Der Leser begleitet den Wanderer auf seiner Reise durchs Jenseits. Dante war aus seiner Heimatstadt Florenz verbannt und vogelfrei – bei Ihnen lässt sich nachlesen, wie es dazu kam. 15 Jahre schrieb er im Exil an der „Göttlichen Komödie" – er war ein Wanderer. Wandelte er seine missliche Lage in Produktivität um?
Der Dante, den wir heute schätzen, ist ein Produkt dieser Erfahrung. Nirgends war er mehr zu Hause. Florenz ist ihm versperrt. Diese Literatur ist sicherlich eine großartige Kompensationsleistung. Aber vielleicht steckt auch ein bisschen Rache gegenüber Leuten, die ihm übel gesonnen waren, darin. (lacht) Irgendwann ist er über niedrige Beweggründe wie Rache hinausgegangen. Die „Divina Commedia" weist viele Ambivalenzen auf, obwohl alles sehr klar und hierarchisch geordnet zu sein scheint. Wenn man näher hinschaut, sieht man, dass diese Fragilität, die er im Exil erfahren hat, sich in diesem Text niederschlägt und immer wieder gebändigt werden muss. Das ist es, was uns heute enorm anzieht, weil wir das selbst erleben.
Dantes Autograf der „Göttlichen Komödie" existiert nicht. Das Werk ist durch Abschriften über die Jahrhunderte zu uns gekommen. Wie erreichte es Deutschland?
Das ist nicht vollkommen klar. Humanisten aus Nürnberg haben bei ihrem Studium in Italien von diesem Dante gehört. In der „Schedelschen Weltchronik", auch Nürnberger Chronik genannt, taucht der Name Dante Alighieri Ende des 15. Jahrhunderts auf. Das bedeutet noch nicht, dass sie das Werk gelesen hatten. Sein Name gelangte schon früher über die Alpen als die Texte selbst. Ende 15., Anfang 16. Jahrhundert ist erstmals dieses Werk in der Originalfassung nach Deutschland gekommen. In der Zeit der Weimarer Klassik erscheinen Übersetzungen. August Wilhelm von Schlegel übersetzte Teile. Schiller und Goethe beschäftigen sich mit Dante. Das Interesse an Dante wird geradezu zu einer Manie. Es geht sogar so weit, dass man am Ende des 19. Jahrhunderts eine abenteuerliche Überlegung anstellt und behauptet, Dante sei von deutscher Abstammung.

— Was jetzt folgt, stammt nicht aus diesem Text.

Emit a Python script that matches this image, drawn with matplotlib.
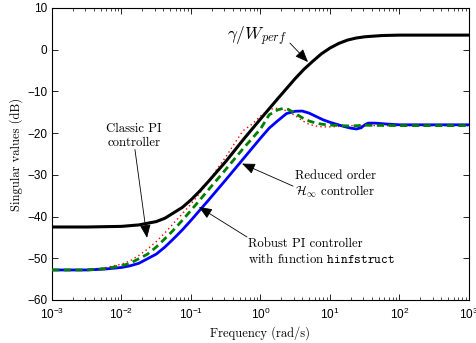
import numpy as np
import matplotlib
matplotlib.use("Agg")
import matplotlib.pyplot as plt
from matplotlib.ticker import FixedLocator, FixedFormatter, LogLocator, NullFormatter

plt.rcParams['mathtext.fontset'] = 'custom'
plt.rcParams['mathtext.rm'] = 'Liberation Sans'
plt.rcParams['mathtext.it'] = 'Liberation Sans:italic'
plt.rcParams['mathtext.bf'] = 'Liberation Sans:bold'
plt.rcParams['mathtext.sf'] = 'Liberation Sans'
plt.rcParams['axes.unicode_minus'] = True

# ---- data (log10 of frequency in rad/s, singular value in dB) ----
black_logw = [-3.0, -2.5, -2.0, -1.75, -1.5, -1.375, -1.25, -1.125, -1.0, -0.875, -0.75,
              -0.5, -0.25, 0.0, 0.25, 0.5, 0.625, 0.75, 0.875, 1.0, 1.125, 1.25, 1.375,
              1.5, 1.75, 2.0, 2.5, 3.0]
black_db = [-42.5, -42.5, -42.35, -42.0, -41.2, -40.4, -39.1, -37.8, -36.0, -33.9, -31.6,
            -26.8, -21.6, -16.6, -11.7, -6.9, -4.7, -2.8, -1.0, 0.4, 1.5, 2.3, 2.8,
            3.1, 3.4, 3.5, 3.5, 3.5]

blue_logw = [-3.0, -2.5, -2.25, -2.0, -1.875, -1.75, -1.625, -1.5, -1.375, -1.25, -1.125,
             -1.0, -0.75, -0.5, -0.25, 0.0, 0.125, 0.25, 0.375, 0.5, 0.6, 0.7, 0.8, 0.9,
             1.0, 1.1, 1.2, 1.3, 1.38, 1.45, 1.5, 1.55, 1.65, 1.8, 2.0, 2.5, 3.0]
blue_db = [-52.8, -52.8, -52.6, -52.2, -51.8, -51.2, -50.1, -49.0, -47.3, -45.3, -43.2,
           -40.9, -36.1, -31.2, -26.2, -21.2, -18.8, -17.0, -15.3, -14.75, -14.7, -15.2,
           -16.0, -16.8, -17.4, -17.9, -18.4, -18.8, -19.0, -18.7, -18.0, -17.6, -17.6,
           -17.8, -18.0, -18.0, -18.0]

green_logw = [-3.0, -2.5, -2.25, -2.0, -1.875, -1.75, -1.625, -1.5, -1.375, -1.25, -1.125,
              -1.0, -0.75, -0.5, -0.25, 0.0, 0.125, 0.25, 0.32, 0.4, 0.5, 0.6, 0.7, 0.8,
              0.9, 1.0, 1.15, 1.3, 1.5, 2.0, 3.0]
green_db = [-52.8, -52.8, -52.5, -51.8, -51.2, -50.1, -49.0, -47.3, -45.3, -43.2, -40.9,
            -38.5, -33.6, -28.7, -23.7, -19.0, -15.6, -14.4, -14.1, -14.3, -15.3, -16.3,
            -17.1, -17.6, -17.9, -18.05, -18.2, -18.3, -18.1, -18.2, -18.2]

red_logw = [-3.0, -2.5, -2.25, -2.0, -1.875, -1.75, -1.625, -1.5, -1.375, -1.25, -1.125,
            -1.0, -0.875, -0.75, -0.625, -0.5, -0.375, -0.25, -0.125, 0.0, 0.1, 0.2, 0.3,
            0.4, 0.5, 0.6, 0.7, 0.8, 0.9, 1.0, 1.1, 1.3, 1.6, 2.0, 3.0]
red_db = [-52.8, -52.7, -52.3, -51.4, -50.6, -49.3, -47.8, -46.0, -43.9, -41.6, -39.3,
          -37.0, -34.4, -31.6, -28.6, -25.7, -22.5, -19.4, -17.9, -15.9, -14.6, -14.0,
          -14.2, -14.8, -15.8, -17.0, -17.9, -18.3, -18.5, -18.5, -18.4, -18.2, -18.2,
          -18.2, -18.2]

xtick_vals = [1e-3, 1e-2, 1e-1, 1e0, 1e1, 1e2, 1e3]
xtick_labels = [r'$10^{-3}$', r'$10^{-2}$', r'$10^{-1}$', r'$10^{0}$', r'$10^{1}$',
                r'$10^{2}$', r'$10^{3}$']
ytick_vals = [-60, -50, -40, -30, -20, -10, 0, 10]

# ---- figure ----
fig = plt.figure(figsize=(4.77, 3.43), dpi=100)
ax = fig.add_axes([52/477, 1-300/343, (469-52)/477, (300-8)/343])

def w(lw):
    return 10.0 ** np.asarray(lw)

ax.semilogx(w(red_logw), red_db, color='red', lw=1.0, ls=(0, (1, 2.2)), zorder=2)
ax.semilogx(w(blue_logw), blue_db, color='blue', lw=2.0, zorder=3)
ax.semilogx(w(green_logw), green_db, color='green', lw=2.0, ls=(0, (2.6, 1.6)), zorder=4)
ax.semilogx(w(black_logw), black_db, color='black', lw=2.2, zorder=5)

ax.set_xlim(1e-3, 1e3)
ax.set_ylim(-60, 10)
ax.xaxis.set_major_locator(FixedLocator(xtick_vals))
ax.xaxis.set_major_formatter(FixedFormatter(xtick_labels))
ax.xaxis.set_minor_locator(LogLocator(base=10, subs=np.arange(2, 10), numticks=20))
ax.xaxis.set_minor_formatter(NullFormatter())
ax.set_yticks(ytick_vals)
ax.tick_params(which='both', direction='in', top=True, right=True)
ax.tick_params(which='major', length=4, width=0.6, labelsize=8.5)
ax.tick_params(which='minor', length=2, width=0.5)
ax.tick_params(axis='x', which='major', pad=5)
for lab in ax.get_yticklabels() + ax.get_xticklabels():
    lab.set_fontfamily('Liberation Sans')
for sp in ax.spines.values():
    sp.set_linewidth(0.8)

ax.set_xlabel('Frequency (rad/s)', family='cmr10', fontsize=9, labelpad=3)
ax.set_ylabel('Singular values (dB)', family='cmr10', fontsize=9, labelpad=3)

arrow = dict(arrowstyle='-|>,head_length=0.8,head_width=0.33', color='black', lw=0.6,
             shrinkA=0, shrinkB=0)
txt = dict(family='cmr10', math_fontfamily='cm', fontsize=9.2, linespacing=1.2)

# gamma / W_perf
ax.text(2.40, 3.3, r'$\gamma/W_{perf}$', math_fontfamily='cm', fontsize=12.5,
        va='center', ha='right')
ax.annotate('', xy=(4.82, -2.95), xytext=(2.65, 1.6), arrowprops=arrow)

# Classic PI
ax.text(0.0151, -20.6, 'Classic PI\ncontroller', ha='center', va='center',
        multialignment='center', **txt)
ax.annotate('', xy=(0.0233, -45.1), xytext=(0.0156, -23.9), arrowprops=arrow)

# Reduced order
ax.text(3.13, -32.4, 'Reduced order\n' + r'$\mathcal{H}_\infty$ controller',
        ha='left', va='center', multialignment='left', **txt)
ax.annotate('', xy=(0.542, -27.3), xytext=(2.94, -32.7), arrowprops=arrow)

# Robust PI
ax.text(0.66, -48.5, 'Robust PI controller\nwith function ' + r'$\mathtt{hinfstruct}$',
        ha='left', va='center', multialignment='left', **txt)
ax.annotate('', xy=(0.130, -37.7), xytext=(0.64, -44.9), arrowprops=arrow)

fig.savefig('out.png', dpi=100)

Sie forschen seit 15 Jahren zu Dante und bezeichnen die „Göttliche Komödie" als „Jahrtausendbuch". Was fasziniert Sie daran?
Ich habe die „Divina Commedia" als Jahrtausendbuch bezeichnet, weil es – nach 1300 geschrieben – auf 1.000 Jahre zurückschaut, die Antike und das Mittelalter in sich aufnimmt und in eine neue Form zwingt. Mich faszinieren zwei grundsätzliche Aspekte. Sich mit Dante zu beschäftigen ist eine ununterbrochene Herausforderung. Man ist immer wieder erstaunt, was man alles entdecken kann. Es gibt kaum einen Autor, der derart genial war. Als Forscher lebt man in solchen Funden und wächst daran, auch selbst, innerlich. Und das andere, was mich interessiert, sind die 700 Jahre Rezeptionsgeschichte, die mittlerweile global ist. In der gesamten westlichen Kulturgeschichte kommt Dante immer irgendwo vor. Man bezieht sich auf ihn. Er ist der Ursprung, der Anfang, der Vater, der Stifter – es geht bis in die Bildende Kunst, die Musik, nach Afrika, nach Japan, überallhin. Dass ein Autor des ausgehenden Mittelalters eine derartige Aktualität in jeder Zeit aufweist, das ist für mich eine ewige Frage, und, wie man das beantworten kann – das fasziniert mich.